Sicilian Ghost Story: la mafia uccide anche d’inverno

Recensione di Sicilian Ghost Story di Fabio Grassadonia e Antonio Piazza, film di apertura della Semaine de la Critique a Cannes 2017. 

il poster del film Sicilian Ghost Story

È la prima volta che un film italiano viene scelto per aprire la Semaine de la Critique, concorso parallelo al Festival di Cannes dedicato esclusivamente ad opere d’esordio o seconde dei “nuovi” autori. L’onore e il primato spettano a Sicilian Ghost Story, secondo lungometraggio di Fabio Grassadonia e Antonio Piazza che prende spunto da un’agghiacciante vicenda di cronaca nera nostrana (per conoscerla o rievocarla, googlate il nome di Giuseppe Di Matteo).

Dopo aver sbancato la Settimana della Critica di Cannes 2013 con il loro film d’esordio Salvo, la sperimentazione dei due registi si espande, concretizzandosi in una storia poco decifrabile ed eterogenea, fatta tanto di denuncia quanto di fantasia, tanto di formazione adolescenziale quanto di ruvido dramma.

Un’immagine del film Sicilian Ghost Story © Giulia Parlato – Courtesy of BIM Distribuzione

Il luogo è la campagna palermitana, l’anno il 1993. Le coordinate spazio-temporali conducono dritte al cuore del periodo più tragico, rovente e incontrollato di “Cosa Nostra”.
Ecco perché anche la storia più innocente e distante dalle logiche di criminalità organizzata, quella dell’amore embrionale tra i quattordicenni Giuseppe (Gaetano Fernandez) e Luna (Julia Jedlikowska), incrocia i sentieri più spietati ed incomprensibili.

I primi baci, poi Giuseppe sparisce. Lascia la scuola, gli amatissimi cavalli e la mano di Luna. Nessuno in paese sa nulla, ma anche gli sguardi parlano. E se chiunque si arrenderebbe ai massimi sistemi del male, a non farlo è addirittura una ragazzina che ama e sogna fortissimo. Così, Luna va alla ricerca di Giuseppe e, tra segnali di realtà e segnali onirici, trova una pista attraverso i sentieri del bosco e poi, sotto le acque di un misterioso lago.

Un’immagine del film Sicilian Ghost Story – Photo: courtesy of BIM Distribuzione

Ci sono due cose che rendono complicato il giudizio e (ancor più importante) il sentimento nei confronti di Sicilian Ghost Story.

La prima è il fatto che i titoli di coda, tra dolore e speranza, ci ricordano che esistono storie troppo importanti, gravi e disumane per essere dimenticate da chicchessia, non importa quale sia la sua data di nascita.

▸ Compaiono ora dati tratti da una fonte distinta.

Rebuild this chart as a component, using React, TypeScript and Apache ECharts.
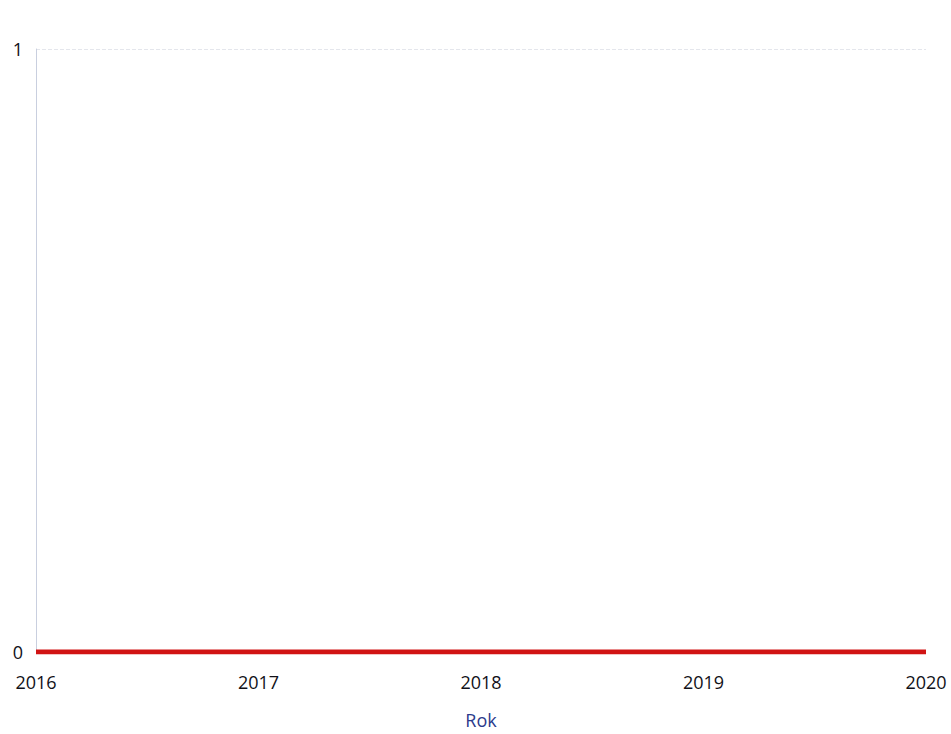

E raccontarle, lo si faccia bene o male, è più di un lavoro, più di una storia.

La seconda, focalizzandosi sul film, riguarda i tremendi alti e bassi contenuti nel lavoro di Piazza e Grassadonia. Sicilian Ghost Story cova in sé infatti degli elementi di rara e nera poesia, principalmente quando tratta le parti del piccolo Giuseppe, vividamente restituito dal bravo Fernandez; o quando la salda regia, sostenuta dalla fotografia del solito fuoriclasse Luca Bigazzi, esplora ambienti luridi e sotterranei, acque e grotte dimenticate, alla ricerca della verità dietro alla sparizione del ragazzo.

Poi, per altri versi, ricasca (a tratti sonoramente) nel pantano tanto caro al cinema italiano contemporaneo, fatto di scrittura sbilenca, passaggi a vuoto, parentesi lasciate lì ad agonizzare, interpretazioni da recita scolastica.

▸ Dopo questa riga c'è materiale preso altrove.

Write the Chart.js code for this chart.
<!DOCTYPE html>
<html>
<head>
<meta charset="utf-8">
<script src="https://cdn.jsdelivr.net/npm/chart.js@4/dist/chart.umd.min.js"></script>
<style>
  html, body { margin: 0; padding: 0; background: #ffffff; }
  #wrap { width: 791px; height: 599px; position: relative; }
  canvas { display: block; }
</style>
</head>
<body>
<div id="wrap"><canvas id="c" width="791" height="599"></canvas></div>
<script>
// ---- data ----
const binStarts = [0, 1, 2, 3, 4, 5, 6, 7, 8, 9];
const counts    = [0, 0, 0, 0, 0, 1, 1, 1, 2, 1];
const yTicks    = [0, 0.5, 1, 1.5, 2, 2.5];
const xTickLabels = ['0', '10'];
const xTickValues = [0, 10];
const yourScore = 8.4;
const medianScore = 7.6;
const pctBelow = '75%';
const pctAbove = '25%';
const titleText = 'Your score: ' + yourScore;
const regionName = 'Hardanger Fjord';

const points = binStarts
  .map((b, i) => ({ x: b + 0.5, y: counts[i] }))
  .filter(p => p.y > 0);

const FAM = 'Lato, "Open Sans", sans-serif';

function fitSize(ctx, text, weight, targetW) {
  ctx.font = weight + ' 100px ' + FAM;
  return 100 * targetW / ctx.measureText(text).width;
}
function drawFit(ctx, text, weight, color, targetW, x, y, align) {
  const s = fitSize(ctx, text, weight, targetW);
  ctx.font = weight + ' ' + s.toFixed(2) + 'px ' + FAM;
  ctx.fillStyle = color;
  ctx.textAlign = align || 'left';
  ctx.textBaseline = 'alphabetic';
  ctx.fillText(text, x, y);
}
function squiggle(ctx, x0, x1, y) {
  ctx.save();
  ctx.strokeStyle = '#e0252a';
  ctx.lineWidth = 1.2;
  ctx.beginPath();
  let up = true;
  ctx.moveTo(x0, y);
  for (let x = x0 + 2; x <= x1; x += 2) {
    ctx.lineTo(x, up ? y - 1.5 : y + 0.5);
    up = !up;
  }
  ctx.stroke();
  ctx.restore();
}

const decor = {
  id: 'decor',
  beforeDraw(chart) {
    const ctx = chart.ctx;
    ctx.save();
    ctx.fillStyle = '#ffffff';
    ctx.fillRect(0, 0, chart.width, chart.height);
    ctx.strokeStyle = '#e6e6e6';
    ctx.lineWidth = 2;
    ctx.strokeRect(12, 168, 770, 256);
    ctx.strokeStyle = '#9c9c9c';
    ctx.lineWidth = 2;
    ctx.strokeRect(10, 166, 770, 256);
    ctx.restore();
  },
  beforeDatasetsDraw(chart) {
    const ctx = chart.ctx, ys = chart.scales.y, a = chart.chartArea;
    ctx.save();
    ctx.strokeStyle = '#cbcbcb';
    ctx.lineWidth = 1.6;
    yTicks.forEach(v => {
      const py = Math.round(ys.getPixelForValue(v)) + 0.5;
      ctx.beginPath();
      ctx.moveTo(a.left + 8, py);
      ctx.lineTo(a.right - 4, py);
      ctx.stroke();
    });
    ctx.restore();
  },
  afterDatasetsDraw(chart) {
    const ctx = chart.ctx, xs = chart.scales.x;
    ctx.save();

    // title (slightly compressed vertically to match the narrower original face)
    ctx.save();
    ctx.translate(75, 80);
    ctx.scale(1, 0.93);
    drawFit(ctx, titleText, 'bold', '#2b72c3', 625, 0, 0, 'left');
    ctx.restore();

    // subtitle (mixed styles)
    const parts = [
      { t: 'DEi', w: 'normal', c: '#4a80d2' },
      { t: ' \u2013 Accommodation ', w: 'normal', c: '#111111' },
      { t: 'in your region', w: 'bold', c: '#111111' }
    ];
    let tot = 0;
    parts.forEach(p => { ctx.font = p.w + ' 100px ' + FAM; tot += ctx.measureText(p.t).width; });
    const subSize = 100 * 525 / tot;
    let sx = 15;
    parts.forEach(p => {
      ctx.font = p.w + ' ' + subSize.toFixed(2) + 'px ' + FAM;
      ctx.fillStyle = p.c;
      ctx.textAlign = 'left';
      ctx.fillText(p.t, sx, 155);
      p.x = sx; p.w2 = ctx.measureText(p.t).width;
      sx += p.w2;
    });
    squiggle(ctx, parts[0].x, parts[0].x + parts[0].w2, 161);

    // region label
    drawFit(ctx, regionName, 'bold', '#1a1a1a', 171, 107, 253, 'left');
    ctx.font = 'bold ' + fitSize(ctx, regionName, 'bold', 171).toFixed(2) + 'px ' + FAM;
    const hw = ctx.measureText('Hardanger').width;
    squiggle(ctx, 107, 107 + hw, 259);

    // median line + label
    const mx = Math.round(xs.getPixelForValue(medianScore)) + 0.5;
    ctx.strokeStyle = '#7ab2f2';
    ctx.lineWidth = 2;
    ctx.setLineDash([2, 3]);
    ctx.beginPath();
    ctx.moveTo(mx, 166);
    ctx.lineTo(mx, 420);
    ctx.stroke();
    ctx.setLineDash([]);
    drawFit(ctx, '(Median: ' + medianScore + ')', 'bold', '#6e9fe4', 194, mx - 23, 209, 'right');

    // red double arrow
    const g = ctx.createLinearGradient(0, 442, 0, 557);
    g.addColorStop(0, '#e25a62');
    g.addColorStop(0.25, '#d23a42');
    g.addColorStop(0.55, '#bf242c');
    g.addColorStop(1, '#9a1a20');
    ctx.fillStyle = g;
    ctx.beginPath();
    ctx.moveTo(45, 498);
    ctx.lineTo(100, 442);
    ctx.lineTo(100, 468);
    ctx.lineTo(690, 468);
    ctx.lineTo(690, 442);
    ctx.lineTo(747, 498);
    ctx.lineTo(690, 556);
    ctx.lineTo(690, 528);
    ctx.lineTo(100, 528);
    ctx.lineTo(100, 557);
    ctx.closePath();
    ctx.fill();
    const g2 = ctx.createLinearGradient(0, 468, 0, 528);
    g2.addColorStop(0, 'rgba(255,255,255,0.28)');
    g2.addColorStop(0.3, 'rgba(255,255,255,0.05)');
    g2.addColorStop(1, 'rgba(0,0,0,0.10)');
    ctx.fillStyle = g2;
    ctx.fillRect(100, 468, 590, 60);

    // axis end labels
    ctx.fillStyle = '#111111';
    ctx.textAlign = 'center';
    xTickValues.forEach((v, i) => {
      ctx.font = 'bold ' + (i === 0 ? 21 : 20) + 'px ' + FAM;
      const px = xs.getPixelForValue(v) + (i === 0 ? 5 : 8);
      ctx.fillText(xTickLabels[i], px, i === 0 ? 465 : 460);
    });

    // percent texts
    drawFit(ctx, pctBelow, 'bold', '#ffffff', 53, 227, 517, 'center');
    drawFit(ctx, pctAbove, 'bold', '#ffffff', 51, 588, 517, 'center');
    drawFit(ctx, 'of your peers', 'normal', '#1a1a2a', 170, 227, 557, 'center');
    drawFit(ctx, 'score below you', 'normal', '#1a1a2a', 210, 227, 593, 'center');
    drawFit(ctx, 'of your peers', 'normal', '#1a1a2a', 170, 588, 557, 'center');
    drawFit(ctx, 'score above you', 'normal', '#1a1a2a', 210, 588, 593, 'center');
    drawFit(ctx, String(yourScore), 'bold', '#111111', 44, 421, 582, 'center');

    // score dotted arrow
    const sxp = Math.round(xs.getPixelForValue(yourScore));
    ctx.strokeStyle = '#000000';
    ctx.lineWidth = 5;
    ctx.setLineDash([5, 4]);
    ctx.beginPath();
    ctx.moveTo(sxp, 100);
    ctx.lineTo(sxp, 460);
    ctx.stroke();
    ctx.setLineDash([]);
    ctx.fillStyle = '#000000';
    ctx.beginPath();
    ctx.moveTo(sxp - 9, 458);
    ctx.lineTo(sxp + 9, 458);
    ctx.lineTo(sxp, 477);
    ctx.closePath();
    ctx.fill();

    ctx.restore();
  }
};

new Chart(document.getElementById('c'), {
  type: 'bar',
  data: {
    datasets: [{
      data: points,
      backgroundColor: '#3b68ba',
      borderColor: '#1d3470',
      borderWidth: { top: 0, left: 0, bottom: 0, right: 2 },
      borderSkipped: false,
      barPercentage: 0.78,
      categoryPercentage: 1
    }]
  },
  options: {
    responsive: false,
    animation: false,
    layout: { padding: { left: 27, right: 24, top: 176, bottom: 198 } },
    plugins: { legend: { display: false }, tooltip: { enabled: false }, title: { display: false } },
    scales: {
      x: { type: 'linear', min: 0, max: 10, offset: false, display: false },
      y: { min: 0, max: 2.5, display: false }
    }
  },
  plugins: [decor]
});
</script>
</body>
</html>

Un’immagine del film Sicilian Ghost Story – Photo: courtesy of BIM Distribuzione

Forse, il fatto che nonostante questi difetti il cuore si stringa a più riprese è segno che nel film, dopotutto, prevale il buono. La sensibilità e il calore di un racconto che (s)parla del nostro passato e che – nonostante non travisi od edulcori la realtà dei fatti – rivendica disperatamente il potere dell’amore, dell’immaginazione adolescenziale e della resistenza in senso lato. Non arrendersi è la morale del film, la missione commovente della giovane protagonista, il lumicino di speranza.

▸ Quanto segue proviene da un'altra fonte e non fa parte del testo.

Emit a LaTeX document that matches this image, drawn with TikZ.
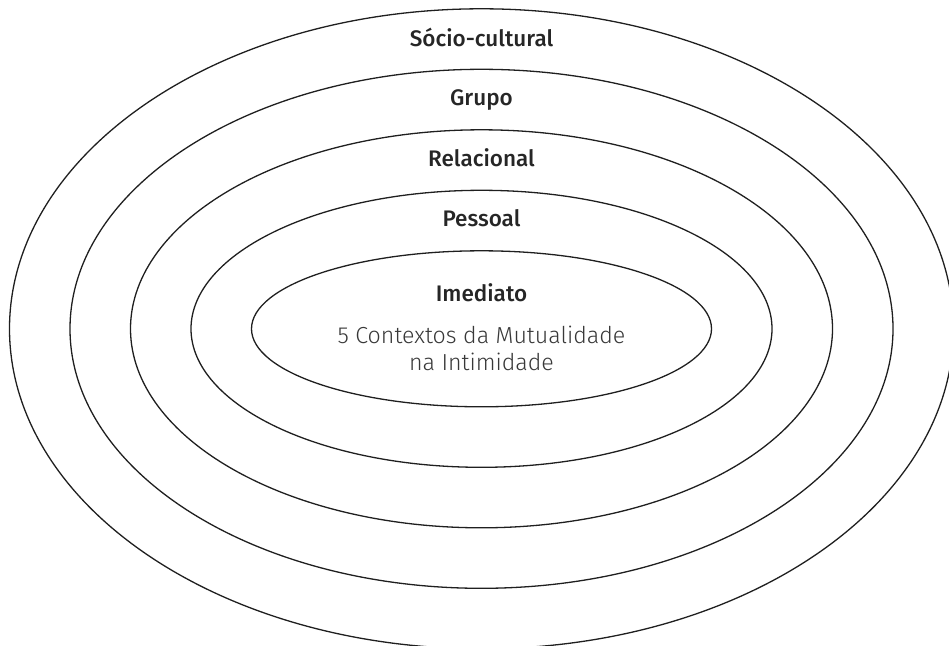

Con una vena romantica e cupa non del tutto a fuoco, ma che funziona, Sicilian Ghost Story è un intreccio ambizioso e insolito (soprattutto per il panorama italiano) che vorrebbe essere quel bellissimo ibrido di sogni e incubi, realtà ed evasione de Il Labirinto Del Fauno, senza riuscirci ma provandole tutte.

Una favola che contiene l’orrore della nostra storia, o viceversa. Prendetela da ambo i versi, l’importante è ricordare.